A Faithful Semantics for Generalised Symbolic Trajectory Evaluation

TL;DR

This paper introduces a new faithful semantics for Generalised Symbolic Trajectory Evaluation (GSTE), ensuring that the semantics accurately reflect the proving capabilities of GSTE algorithms for hardware verification.

Contribution

It provides a simple formal theory that aligns the semantics with GSTE's proving power, proving soundness and completeness of the GSTE algorithm relative to this semantics.

Findings

The semantics are faithful to GSTE's proving power.

GSTE algorithm is proven sound and complete with respect to the new semantics.
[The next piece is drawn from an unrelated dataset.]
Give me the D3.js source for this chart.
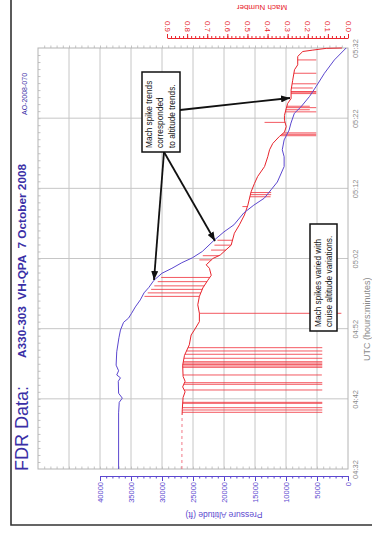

Enhances understanding of GSTE's capabilities in hardware verification.

Abstract

Generalised Symbolic Trajectory Evaluation (GSTE) is a high-capacity formal verification technique for hardware. GSTE uses abstraction, meaning that details of the circuit behaviour are removed from the circuit model. A semantics for GSTE can be used to predict and understand why certain circuit properties can or cannot be proven by GSTE. Several semantics have been described for GSTE. These semantics, however, are not faithful to the proving power of GSTE-algorithms, that is, the GSTE-algorithms are incomplete with respect to the semantics. The abstraction used in GSTE makes it hard to understand why a specific property can, or cannot, be proven by GSTE. The semantics mentioned above cannot help the user in doing so. The contribution of this paper is a faithful semantics for GSTE. That is, we give a simple formal theory that deems a property to be true if-and-only-if the property can be proven by a GSTE-model checker. We prove that the GSTE algorithm is sound and complete with respect to this semantics.